#### EXERCISE GOAL
Go through the data below and copy it exactly, skipping every picture.

#### SOURCE MATERIAL

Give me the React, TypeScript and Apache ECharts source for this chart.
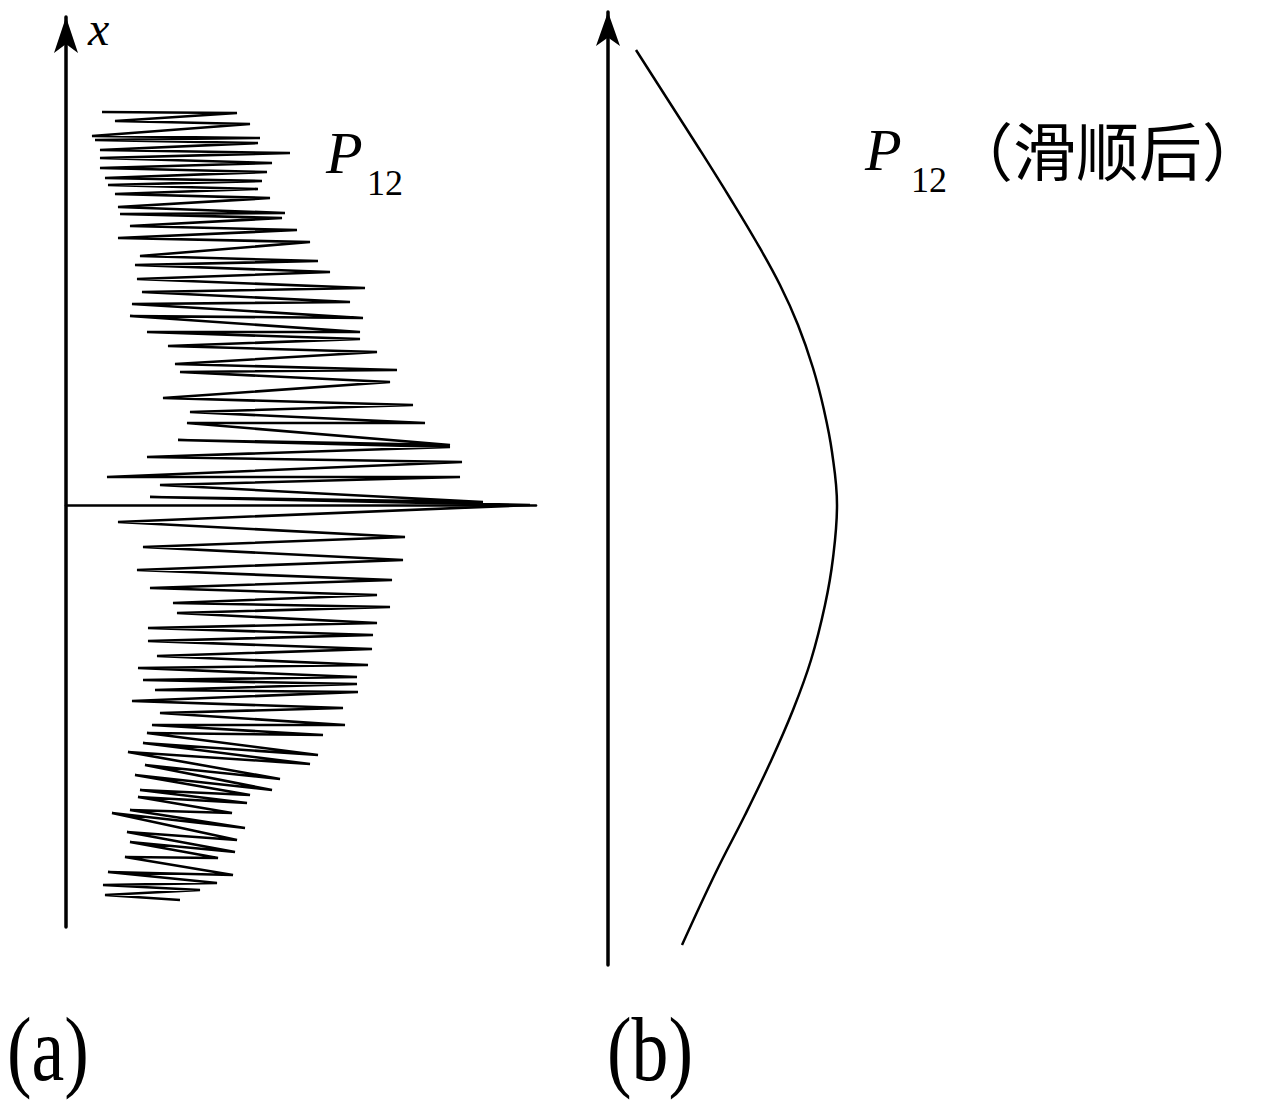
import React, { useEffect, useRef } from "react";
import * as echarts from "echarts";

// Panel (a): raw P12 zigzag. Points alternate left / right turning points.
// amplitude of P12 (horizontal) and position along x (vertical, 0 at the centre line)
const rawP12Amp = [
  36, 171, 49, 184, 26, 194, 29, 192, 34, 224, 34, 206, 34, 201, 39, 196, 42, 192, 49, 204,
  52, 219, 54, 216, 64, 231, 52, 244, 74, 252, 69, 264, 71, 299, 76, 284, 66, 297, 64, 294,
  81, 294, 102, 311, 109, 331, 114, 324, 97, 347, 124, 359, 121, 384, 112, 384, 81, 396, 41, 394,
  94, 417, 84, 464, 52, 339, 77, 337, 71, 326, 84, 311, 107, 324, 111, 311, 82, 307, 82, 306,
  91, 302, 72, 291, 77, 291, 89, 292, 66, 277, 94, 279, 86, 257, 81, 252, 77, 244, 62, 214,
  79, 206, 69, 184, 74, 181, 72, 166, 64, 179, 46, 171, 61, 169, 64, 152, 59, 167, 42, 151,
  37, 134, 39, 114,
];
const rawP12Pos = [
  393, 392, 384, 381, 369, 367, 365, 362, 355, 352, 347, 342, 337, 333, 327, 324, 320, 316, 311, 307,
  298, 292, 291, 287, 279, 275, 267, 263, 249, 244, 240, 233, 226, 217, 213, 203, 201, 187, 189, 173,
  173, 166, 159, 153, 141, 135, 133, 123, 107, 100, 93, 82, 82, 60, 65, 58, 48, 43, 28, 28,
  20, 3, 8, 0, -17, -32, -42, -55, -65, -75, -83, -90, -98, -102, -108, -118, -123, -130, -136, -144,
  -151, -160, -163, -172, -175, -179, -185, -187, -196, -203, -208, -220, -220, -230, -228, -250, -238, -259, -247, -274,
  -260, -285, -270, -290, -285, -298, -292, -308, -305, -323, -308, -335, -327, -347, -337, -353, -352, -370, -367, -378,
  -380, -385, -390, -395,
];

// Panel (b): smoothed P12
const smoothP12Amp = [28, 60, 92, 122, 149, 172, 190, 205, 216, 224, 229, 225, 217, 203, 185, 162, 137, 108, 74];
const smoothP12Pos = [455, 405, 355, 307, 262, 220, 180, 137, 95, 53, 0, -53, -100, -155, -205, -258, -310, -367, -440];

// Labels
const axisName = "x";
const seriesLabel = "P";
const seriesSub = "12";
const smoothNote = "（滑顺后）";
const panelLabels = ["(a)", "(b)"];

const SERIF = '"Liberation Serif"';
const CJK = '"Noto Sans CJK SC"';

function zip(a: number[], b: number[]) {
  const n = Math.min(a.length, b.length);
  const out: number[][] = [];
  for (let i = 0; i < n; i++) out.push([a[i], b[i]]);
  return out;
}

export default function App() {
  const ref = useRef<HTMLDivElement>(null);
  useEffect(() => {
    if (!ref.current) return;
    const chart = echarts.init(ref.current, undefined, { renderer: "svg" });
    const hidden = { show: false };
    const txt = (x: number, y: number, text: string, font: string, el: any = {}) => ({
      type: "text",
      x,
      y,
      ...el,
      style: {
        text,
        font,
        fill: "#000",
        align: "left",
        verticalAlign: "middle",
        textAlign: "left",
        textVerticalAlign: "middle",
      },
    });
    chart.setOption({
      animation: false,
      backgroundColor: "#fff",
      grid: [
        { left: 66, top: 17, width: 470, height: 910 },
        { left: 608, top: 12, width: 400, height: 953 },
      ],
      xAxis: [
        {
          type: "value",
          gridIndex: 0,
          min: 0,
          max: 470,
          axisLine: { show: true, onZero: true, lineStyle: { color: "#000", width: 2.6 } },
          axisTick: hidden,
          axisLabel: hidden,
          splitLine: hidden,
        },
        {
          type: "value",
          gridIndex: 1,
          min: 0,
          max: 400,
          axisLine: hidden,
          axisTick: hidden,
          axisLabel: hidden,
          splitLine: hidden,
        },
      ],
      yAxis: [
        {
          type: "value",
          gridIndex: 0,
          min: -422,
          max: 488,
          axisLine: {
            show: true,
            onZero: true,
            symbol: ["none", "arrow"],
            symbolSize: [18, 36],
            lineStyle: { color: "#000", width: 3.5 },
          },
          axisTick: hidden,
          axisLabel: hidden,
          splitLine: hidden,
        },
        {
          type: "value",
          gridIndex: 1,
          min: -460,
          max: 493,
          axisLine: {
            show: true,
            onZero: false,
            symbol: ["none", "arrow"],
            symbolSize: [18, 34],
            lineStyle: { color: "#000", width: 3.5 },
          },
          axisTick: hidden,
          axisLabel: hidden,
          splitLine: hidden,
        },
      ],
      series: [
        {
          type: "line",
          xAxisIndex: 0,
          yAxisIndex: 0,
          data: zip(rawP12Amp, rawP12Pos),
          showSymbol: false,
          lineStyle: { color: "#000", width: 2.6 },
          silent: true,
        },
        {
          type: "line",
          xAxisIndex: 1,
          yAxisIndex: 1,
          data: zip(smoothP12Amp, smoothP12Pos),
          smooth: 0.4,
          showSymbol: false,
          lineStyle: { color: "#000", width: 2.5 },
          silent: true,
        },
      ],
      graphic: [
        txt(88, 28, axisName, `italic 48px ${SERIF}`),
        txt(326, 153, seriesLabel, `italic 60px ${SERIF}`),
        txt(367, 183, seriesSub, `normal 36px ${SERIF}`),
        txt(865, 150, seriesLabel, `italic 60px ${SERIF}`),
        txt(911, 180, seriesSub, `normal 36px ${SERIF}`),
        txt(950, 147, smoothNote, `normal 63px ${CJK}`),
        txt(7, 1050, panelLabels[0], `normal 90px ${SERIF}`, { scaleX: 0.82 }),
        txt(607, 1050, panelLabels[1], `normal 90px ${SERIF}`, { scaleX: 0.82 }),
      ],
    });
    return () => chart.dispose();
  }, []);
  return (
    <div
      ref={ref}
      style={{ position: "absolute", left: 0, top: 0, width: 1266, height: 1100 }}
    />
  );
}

#### RESULT OF THE TASK
Give me the React, TypeScript and Apache ECharts source for this chart.
import React, { useEffect, useRef } from "react";
import * as echarts from "echarts";

// Panel (a): raw P12 zigzag. Points alternate left / right turning points.
// amplitude of P12 (horizontal) and position along x (vertical, 0 at the centre line)
const rawP12Amp = [
  36, 171, 49, 184, 26, 194, 29, 192, 34, 224, 34, 206, 34, 201, 39, 196, 42, 192, 49, 204,
  52, 219, 54, 216, 64, 231, 52, 244, 74, 252, 69, 264, 71, 299, 76, 284, 66, 297, 64, 294,
  81, 294, 102, 311, 109, 331, 114, 324, 97, 347, 124, 359, 121, 384, 112, 384, 81, 396, 41, 394,
  94, 417, 84, 464, 52, 339, 77, 337, 71, 326, 84, 311, 107, 324, 111, 311, 82, 307, 82, 306,
  91, 302, 72, 291, 77, 291, 89, 292, 66, 277, 94, 279, 86, 257, 81, 252, 77, 244, 62, 214,
  79, 206, 69, 184, 74, 181, 72, 166, 64, 179, 46, 171, 61, 169, 64, 152, 59, 167, 42, 151,
  37, 134, 39, 114,
];
const rawP12Pos = [
  393, 392, 384, 381, 369, 367, 365, 362, 355, 352, 347, 342, 337, 333, 327, 324, 320, 316, 311, 307,
  298, 292, 291, 287, 279, 275, 267, 263, 249, 244, 240, 233, 226, 217, 213, 203, 201, 187, 189, 173,
  173, 166, 159, 153, 141, 135, 133, 123, 107, 100, 93, 82, 82, 60, 65, 58, 48, 43, 28, 28,
  20, 3, 8, 0, -17, -32, -42, -55, -65, -75, -83, -90, -98, -102, -108, -118, -123, -130, -136, -144,
  -151, -160, -163, -172, -175, -179, -185, -187, -196, -203, -208, -220, -220, -230, -228, -250, -238, -259, -247, -274,
  -260, -285, -270, -290, -285, -298, -292, -308, -305, -323, -308, -335, -327, -347, -337, -353, -352, -370, -367, -378,
  -380, -385, -390, -395,
];

// Panel (b): smoothed P12
const smoothP12Amp = [28, 60, 92, 122, 149, 172, 190, 205, 216, 224, 229, 225, 217, 203, 185, 162, 137, 108, 74];
const smoothP12Pos = [455, 405, 355, 307, 262, 220, 180, 137, 95, 53, 0, -53, -100, -155, -205, -258, -310, -367, -440];

// Labels
const axisName = "x";
const seriesLabel = "P";
const seriesSub = "12";
const smoothNote = "（滑顺后）";
const panelLabels = ["(a)", "(b)"];

const SERIF = '"Liberation Serif"';
const CJK = '"Noto Sans CJK SC"';

function zip(a: number[], b: number[]) {
  const n = Math.min(a.length, b.length);
  const out: number[][] = [];
  for (let i = 0; i < n; i++) out.push([a[i], b[i]]);
  return out;
}

export default function App() {
  const ref = useRef<HTMLDivElement>(null);
  useEffect(() => {
    if (!ref.current) return;
    const chart = echarts.init(ref.current, undefined, { renderer: "svg" });
    const hidden = { show: false };
    const txt = (x: number, y: number, text: string, font: string, el: any = {}) => ({
      type: "text",
      x,
      y,
      ...el,
      style: {
        text,
        font,
        fill: "#000",
        align: "left",
        verticalAlign: "middle",
        textAlign: "left",
        textVerticalAlign: "middle",
      },
    });
    chart.setOption({
      animation: false,
      backgroundColor: "#fff",
      grid: [
        { left: 66, top: 17, width: 470, height: 910 },
        { left: 608, top: 12, width: 400, height: 953 },
      ],
      xAxis: [
        {
          type: "value",
          gridIndex: 0,
          min: 0,
          max: 470,
          axisLine: { show: true, onZero: true, lineStyle: { color: "#000", width: 2.6 } },
          axisTick: hidden,
          axisLabel: hidden,
          splitLine: hidden,
        },
        {
          type: "value",
          gridIndex: 1,
          min: 0,
          max: 400,
          axisLine: hidden,
          axisTick: hidden,
          axisLabel: hidden,
          splitLine: hidden,
        },
      ],
      yAxis: [
        {
          type: "value",
          gridIndex: 0,
          min: -422,
          max: 488,
          axisLine: {
            show: true,
            onZero: true,
            symbol: ["none", "arrow"],
            symbolSize: [18, 36],
            lineStyle: { color: "#000", width: 3.5 },
          },
          axisTick: hidden,
          axisLabel: hidden,
          splitLine: hidden,
        },
        {
          type: "value",
          gridIndex: 1,
          min: -460,
          max: 493,
          axisLine: {
            show: true,
            onZero: false,
            symbol: ["none", "arrow"],
            symbolSize: [18, 34],
            lineStyle: { color: "#000", width: 3.5 },
          },
          axisTick: hidden,
          axisLabel: hidden,
          splitLine: hidden,
        },
      ],
      series: [
        {
          type: "line",
          xAxisIndex: 0,
          yAxisIndex: 0,
          data: zip(rawP12Amp, rawP12Pos),
          showSymbol: false,
          lineStyle: { color: "#000", width: 2.6 },
          silent: true,
        },
        {
          type: "line",
          xAxisIndex: 1,
          yAxisIndex: 1,
          data: zip(smoothP12Amp, smoothP12Pos),
          smooth: 0.4,
          showSymbol: false,
          lineStyle: { color: "#000", width: 2.5 },
          silent: true,
        },
      ],
      graphic: [
        txt(88, 28, axisName, `italic 48px ${SERIF}`),
        txt(326, 153, seriesLabel, `italic 60px ${SERIF}`),
        txt(367, 183, seriesSub, `normal 36px ${SERIF}`),
        txt(865, 150, seriesLabel, `italic 60px ${SERIF}`),
        txt(911, 180, seriesSub, `normal 36px ${SERIF}`),
        txt(950, 147, smoothNote, `normal 63px ${CJK}`),
        txt(7, 1050, panelLabels[0], `normal 90px ${SERIF}`, { scaleX: 0.82 }),
        txt(607, 1050, panelLabels[1], `normal 90px ${SERIF}`, { scaleX: 0.82 }),
      ],
    });
    return () => chart.dispose();
  }, []);
  return (
    <div
      ref={ref}
      style={{ position: "absolute", left: 0, top: 0, width: 1266, height: 1100 }}
    />
  );
}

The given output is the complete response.